On Sunday, May 5, China’s President Xi Jinping arrived in Paris, the first stop of the world leader’s European trip. It is the first time in five years the president has visited the continent. 

Today, Monday, May 6, Xi will be meeting with French President Emmanuel Macron in part to mark the 60-year anniversary of diplomatic relations between France and China. 

While in France, Xi will also be meeting with President of the European Commission Ursula von der Leyen, and spending time in the Pyrenees. 

After France, Xi is going to visit Serbia and Hungary which are the two European countries with the closest ties to Russia. 

What is expected to be on the agenda?

Trade Relations and China’s “Excess Capacity”

One of the primary topics of conversation between von der Leyen, Macron, and Xi will be the trade relations between the EU and China. 

According to The Guardian, Macron told French newspapers that an update of trade relations with China would be necessary as, “China now has excess capacity in many areas and exports massively to Europe.”

One concrete example is China’s mass production of electric vehicles (EVs). 

In the fall of 2023, the EU launched an anti-subsidy probe into Chinese EVs coming into the European market. 
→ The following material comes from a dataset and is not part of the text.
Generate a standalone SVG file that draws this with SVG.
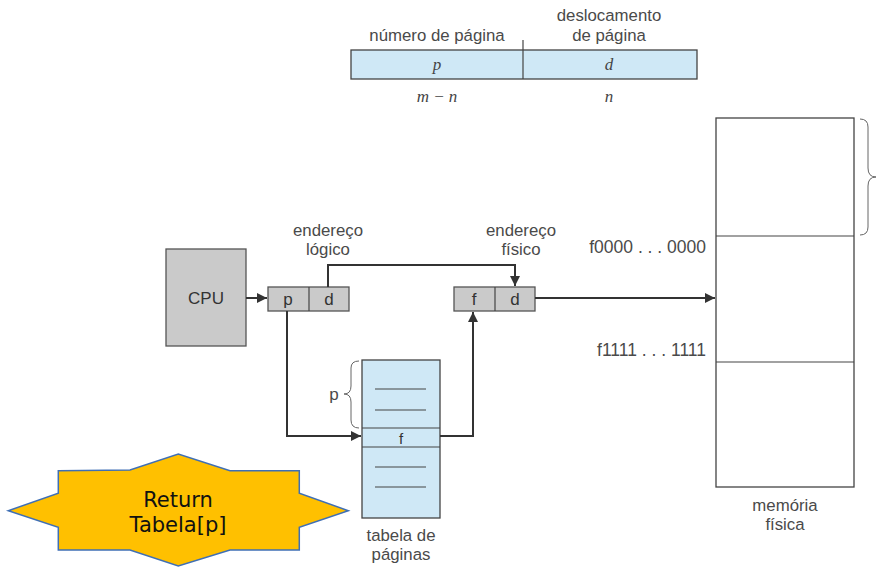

At the time, von der Leyen said, “Global markets are now flooded with cheaper Chinese electric cars. And their price is kept artificially low by huge state subsidies. This is distorting our market. And as we do not accept this distortion from the inside in our market, we do not accept this from the outside.”

Russia-Ukraine War - and China’s Role in It

Another major area of concern for the EU in its relationship with China is the ongoing Russia-Ukraine war, which the EU and China find themselves at opposite sides of. 

One particular point of contention is the EU suspicion that China is circumventing EU sanctions on exports to Russia. 

Another, according to Sky News, involves China sending ‘dual-use items’ to Russia. Dual use items are goods that both serve a civilian and a military purpose - semiconductors and various tools might be examples of such items. 

Ultimately, Xi’s visit to Europe may have far-reaching implications not only for the global economy, but also for world peace.